Accueil > Été 2020 / N°56

Un drone, une caillasse

Ah qu’il semble loin, ce mois de janvier ! À l’époque, Pipoto m’avait envoyé une vidéo de Chine où l’on voyait un drone survoler des habitants en leur ordonnant de rentrer chez eux. À l’époque, on trouvait que les Chinois étaient bien mal barrés, dans un sacré cauchemar orwellien. Deux mois plus tard, les flics français se sont mis aussi à utiliser des drones pour repérer les mauvais citoyens soupçonnés de ne pas respecter le confinement. Dans la cuvette, la préfecture a communiqué deux fois par l’intermédiaire du Daubé sur l’utilisation de ces mouchards volants. Le 2 avril, on apprenait qu’ils avaient été utilisés dans les quartiers d’Echirolles et que « douze contrevenants ont pu être contrôlés et verbalisés grâce à cet équipement qui sera amené, dans les prochains jours, à surveiller d’autres endroits de l’agglomération grenobloise  ». Notez l’utilisation du « grâce à  », signe de la légendaire neutralité journalistique à propos du développement de nouveaux outils sécuritaires. Le 22 avril, le quotidien local relayait la bonne parole policière en annonçant que les drones avaient permis aux gendarmes de verbaliser de dangereux « resquilleurs du confinement  » à Meylan : « Voilà en effet plusieurs jours que des groupes de jeunes gens se réunissent dans le parc de l’île d’Amour [NDR : quel scandale !]. Un lieu vaste et difficile d’accès pour les véhicules, ce qui rend la tâche de repérage compliquée, les petits groupes ayant tendance à disparaître lorsque les militaires patrouillent à pied dans le secteur. Mardi, donc, c’est avec un drone de la brigade de gendarmerie des transports aériens de Saint-Étienne-de-Saint-Geoirs que les gendarmes ont fait la chasse aux personnes qui ne respectaient pas les règles.
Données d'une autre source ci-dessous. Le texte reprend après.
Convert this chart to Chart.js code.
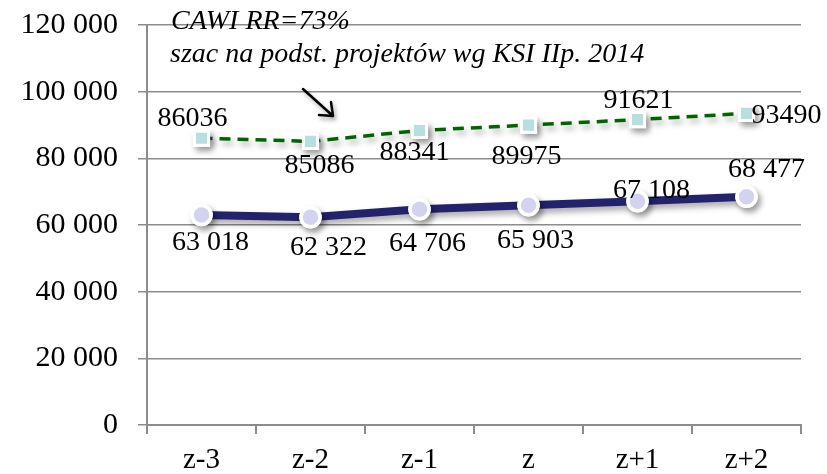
<!DOCTYPE html>
<html>
<head>
<meta charset="utf-8">
<script src="https://cdn.jsdelivr.net/npm/chart.js@4/dist/chart.umd.min.js"></script>
<style>
  html, body { margin: 0; padding: 0; background: #fff; }
  #wrap { width: 827px; height: 474px; }
</style>
</head>
<body>
<div id="wrap"><canvas id="c" width="827" height="474"></canvas></div>
<script>
// Categories (years relative to z)
const categories = ['z-3', 'z-2', 'z-1', 'z', 'z+1', 'z+2'];
// Estimate based on KSI IIp. 2014 projections
const ksiEstimate = [86036, 85086, 88341, 89975, 91621, 93490];
// CAWI scenario, RR = 73%
const cawiValues = [63018, 62322, 64706, 65903, 67108, 68477];
// Value axis ticks
const yTicks = [0, 20000, 40000, 60000, 80000, 100000, 120000];

const annotationLines = ['CAWI RR=73%', 'szac na podst. projektów wg KSI IIp. 2014'];

const SERIF = '"Liberation Serif", "Times New Roman", serif';

function fmtSpace(v) {
  return String(v).replace(/\B(?=(\d{3})+(?!\d))/g, ' ');
}

// Soft drop shadow under the lines and markers; markers are then
// repainted without shadow so their fill stays clean
const shadowPlugin = {
  id: 'shadow',
  beforeDatasetDraw(chart) {
    const ctx = chart.ctx;
    ctx.save();
    ctx.shadowColor = 'rgba(0,0,0,0.35)';
    ctx.shadowBlur = 6;
    ctx.shadowOffsetX = 3;
    ctx.shadowOffsetY = 4;
  },
  afterDatasetDraw(chart, args) {
    const ctx = chart.ctx;
    ctx.restore();
    const area = chart.chartArea;
    args.meta.data.forEach(p => p.draw(ctx, area));
  }
};

// Value-axis labels, placed well left of the tick marks
const yLabelPlugin = {
  id: 'yLabels',
  afterDraw(chart, args, opts) {
    const scale = chart.scales.y;
    const ctx = chart.ctx;
    ctx.save();
    ctx.font = opts.font;
    ctx.fillStyle = '#000';
    ctx.textAlign = 'right';
    ctx.textBaseline = 'middle';
    scale.ticks.forEach(t => {
      ctx.fillText(fmtSpace(t.value), scale.right - opts.gap, scale.getPixelForValue(t.value));
    });
    ctx.restore();
  }
};

// Value labels beside each point, with per-point nudges
const labelPlugin = {
  id: 'pointLabels',
  afterDatasetsDraw(chart, args, opts) {
    const ctx = chart.ctx;
    ctx.save();
    ctx.font = opts.font;
    ctx.fillStyle = '#000';
    ctx.textAlign = 'center';
    ctx.textBaseline = 'middle';
    chart.data.datasets.forEach((ds, di) => {
      const meta = chart.getDatasetMeta(di);
      const offs = opts.offsets[di];
      meta.data.forEach((pt, i) => {
        const txt = opts.formats[di](ds.data[i]);
        ctx.fillText(txt, pt.x + offs[i][0], pt.y + offs[i][1]);
      });
    });
    ctx.restore();
  }
};

// Italic note and arrow in the upper part of the plot
const notePlugin = {
  id: 'note',
  afterDraw(chart, args, opts) {
    const ctx = chart.ctx;
    ctx.save();
    ctx.font = 'italic 28px ' + SERIF;
    ctx.fillStyle = '#000';
    ctx.textBaseline = 'alphabetic';
    ctx.textAlign = 'left';
    ctx.fillText(annotationLines[0], 171, 29);
    ctx.fillText(annotationLines[1], 170, 62);

    ctx.shadowColor = 'rgba(0,0,0,0.35)';
    ctx.shadowBlur = 4;
    ctx.shadowOffsetX = 2;
    ctx.shadowOffsetY = 3;
    ctx.strokeStyle = '#000';
    ctx.lineWidth = 2.5;
    ctx.lineCap = 'round';
    const x1 = 303, y1 = 89, x2 = 333, y2 = 116;
    ctx.beginPath();
    ctx.moveTo(x1, y1);
    ctx.lineTo(x2, y2);
    ctx.moveTo(x2, y2);
    ctx.lineTo(x2 - 14, y2 - 1);
    ctx.moveTo(x2, y2);
    ctx.lineTo(x2 - 2, y2 - 14);
    ctx.stroke();
    ctx.restore();
  }
};

new Chart(document.getElementById('c'), {
  type: 'line',
  data: {
    labels: categories,
    datasets: [
      {
        label: 'KSI',
        data: ksiEstimate,
        borderColor: '#006400',
        borderWidth: 3.5,
        borderDash: [11, 7],
        pointStyle: 'rect',
        pointRadius: 10,
        pointBackgroundColor: '#b7dfe0',
        pointBorderColor: '#ffffff',
        pointBorderWidth: 3,
        tension: 0,
        fill: false
      },
      {
        label: 'CAWI',
        data: cawiValues,
        borderColor: '#23236d',
        borderWidth: 8,
        pointStyle: 'circle',
        pointRadius: 9.5,
        pointBackgroundColor: '#d3d3ef',
        pointBorderColor: '#ffffff',
        pointBorderWidth: 3.5,
        tension: 0,
        fill: false
      }
    ]
  },
  options: {
    responsive: false,
    animation: false,
    devicePixelRatio: 1,
    layout: { padding: { top: 25, right: 26, left: 0, bottom: 0 } },
    plugins: {
      legend: { display: false },
      tooltip: { enabled: false },
      yLabels: { font: '30px ' + SERIF, gap: 29 },
      pointLabels: {
        font: '28px ' + SERIF,
        formats: [v => String(v), v => fmtSpace(v)],
        offsets: [
          [[-9, -20], [9, 24], [-5, 22], [-2, 32], [1, -19], [40, 2]],
          [[9, 28], [18, 30], [8, 34], [7, 35], [14, -11], [20, -27]]
        ]
      }
    },
    scales: {
      x: {
        offset: true,
        afterFit(scale) { scale.height = 49; },
        grid: {
          offset: true,
          drawOnChartArea: false,
          drawTicks: true,
          tickLength: 9,
          color: '#8c8c8c',
          lineWidth: 2
        },
        border: { display: true, color: '#8c8c8c', width: 2 },
        ticks: {
          color: '#000',
          font: { family: SERIF, size: 29 },
          padding: 9,
          maxRotation: 0
        }
      },
      y: {
        min: 0,
        max: 120000,
        afterFit(scale) { scale.width = 147; },
        afterBuildTicks(scale) { scale.ticks = yTicks.map(v => ({ value: v })); },
        grid: {
          color: '#8c8c8c',
          lineWidth: 1.5,
          tickLength: 9,
          drawTicks: true
        },
        border: { display: true, color: '#8c8c8c', width: 2 },
        ticks: { display: false }
      }
    }
  },
  plugins: [shadowPlugin, labelPlugin, yLabelPlugin, notePlugin]
});
</script>
</body>
</html>
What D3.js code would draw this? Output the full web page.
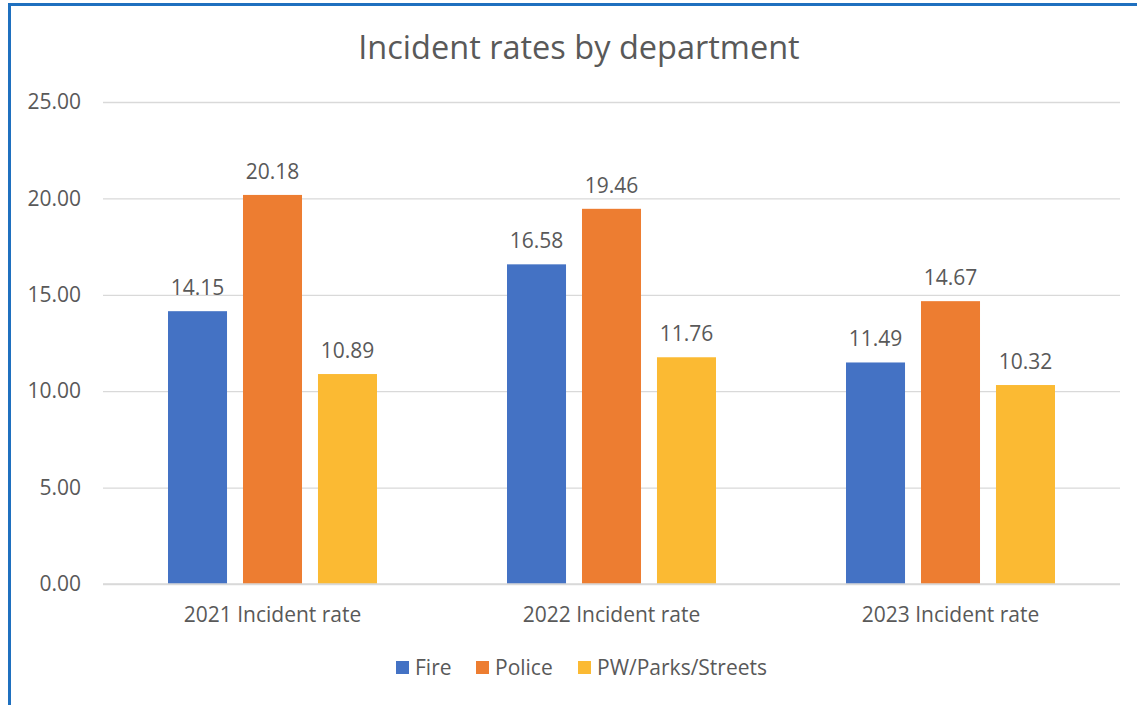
<!DOCTYPE html>
<html>
<head>
<meta charset="utf-8">
<script src="https://cdn.jsdelivr.net/npm/d3@7"></script>
<style>
  body { margin: 0; background: #fff; }
  text { font-family: "Open Sans", sans-serif; fill: #595959; }
</style>
</head>
<body>
<script>
const w = 1137;
const h = 705;

const categories = ["2021 Incident rate", "2022 Incident rate", "2023 Incident rate"];
const seriesNames = ["Fire", "Police", "PW/Parks/Streets"];
const fireValues = [14.15, 16.58, 11.49];
const policeValues = [20.18, 19.46, 14.67];
const pwValues = [10.89, 11.76, 10.32];
const yTicks = [0, 5, 10, 15, 20, 25];
const colors = ["#4472C4", "#ED7D31", "#FBBA33"];

const seriesValues = [fireValues, policeValues, pwValues];

const svg = d3.select("body")
  .append("svg")
  .attr("width", w)
  .attr("height", h);

// chart frame (only the top and left edges show)
svg.append("rect")
  .attr("x", 9.5)
  .attr("y", 4.5)
  .attr("width", w + 20)
  .attr("height", h + 20)
  .attr("fill", "none")
  .attr("stroke", "#1F70BF")
  .attr("stroke-width", 3);

const plotLeft = 103, plotRight = 1120, plotTop = 102, plotBottom = 584;

const x0 = d3.scaleBand()
  .domain(categories)
  .range([plotLeft, plotRight]);

const x1 = d3.scaleBand()
  .domain(seriesNames)
  .range([65, x0.bandwidth() - 65])
  .paddingInner(0.213);

const y = d3.scaleLinear()
  .domain([0, 25])
  .range([plotBottom, plotTop]);

// grid lines
const yAxis = d3.axisLeft(y)
  .tickValues(yTicks)
  .tickSize(-(plotRight - plotLeft))
  .tickPadding(22)
  .tickFormat(d3.format(".2f"));

const yg = svg.append("g")
  .attr("transform", "translate(" + plotLeft + ",0)")
  .call(yAxis);
yg.select(".domain").remove();
yg.selectAll(".tick line").attr("stroke", "#D9D9D9").attr("stroke-width", 1.3);
yg.selectAll(".tick text")
  .attr("font-size", 21)
  .style("font-family", "\"Open Sans\", sans-serif")
  .attr("fill", "#595959");

const groups = svg.selectAll("g.group")
  .data(categories)
  .enter()
  .append("g")
  .attr("class", "group")
  .attr("transform", d => "translate(" + x0(d) + ",0)");

groups.selectAll("rect")
  .data((d, i) => seriesNames.map((s, j) => ({ s: s, j: j, v: seriesValues[j][i] })))
  .enter()
  .append("rect")
  .attr("x", d => x1(d.s))
  .attr("y", d => y(d.v))
  .attr("width", x1.bandwidth())
  .attr("height", d => y(0) - y(d.v))
  .attr("fill", d => colors[d.j]);

groups.selectAll("text.label")
  .data((d, i) => seriesNames.map((s, j) => ({ s: s, j: j, v: seriesValues[j][i] })))
  .enter()
  .append("text")
  .attr("class", "label")
  .attr("x", d => x1(d.s) + x1.bandwidth() / 2)
  .attr("y", d => y(d.v) - 16)
  .attr("text-anchor", "middle")
  .attr("font-size", 21)
  .text(d => d.v.toFixed(2));

// baseline over the bars
svg.append("line")
  .attr("x1", plotLeft)
  .attr("x2", plotRight)
  .attr("y1", y(0))
  .attr("y2", y(0))
  .attr("stroke", "#D9D9D9")
  .attr("stroke-width", 1.3);

// category labels
svg.selectAll("text.cat")
  .data(categories)
  .enter()
  .append("text")
  .attr("class", "cat")
  .attr("x", d => x0(d) + x0.bandwidth() / 2)
  .attr("y", 622)
  .attr("text-anchor", "middle")
  .attr("font-size", 21)
  .text(d => d);

// title
svg.append("text")
  .attr("x", 579)
  .attr("y", 59)
  .attr("text-anchor", "middle")
  .attr("font-size", 32.5)
  .text("Incident rates by department");

// legend
const legendX = [396, 476, 578];
const legend = svg.selectAll("g.legend")
  .data(seriesNames)
  .enter()
  .append("g")
  .attr("class", "legend")
  .attr("transform", (d, i) => "translate(" + legendX[i] + ",661)");

legend.append("rect")
  .attr("width", 13)
  .attr("height", 13)
  .attr("fill", (d, i) => colors[i]);

legend.append("text")
  .attr("x", 19)
  .attr("y", 14)
  .attr("font-size", 21)
  .text(d => d);
</script>
</body>
</html>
Après repérage aérien, les équipes au sol en VTT ou trottinettes électriques étaient orientées vers les resquilleurs. Huit d’entre eux ont ainsi été verbalisés en l’espace de deux heures, sans avoir le temps de disparaître comme à l’habitude.  » Un mois plus tard, le Conseil d’État, saisi par la Quadrature du Net et la Ligue des droits de l’homme a ordonné la suspension de l’usage des drones pour contrôler le confinement à Paris. Une petite victoire qui n’empêchera certainement pas à terme les drones sécuritaires de revenir polluer nos ciels.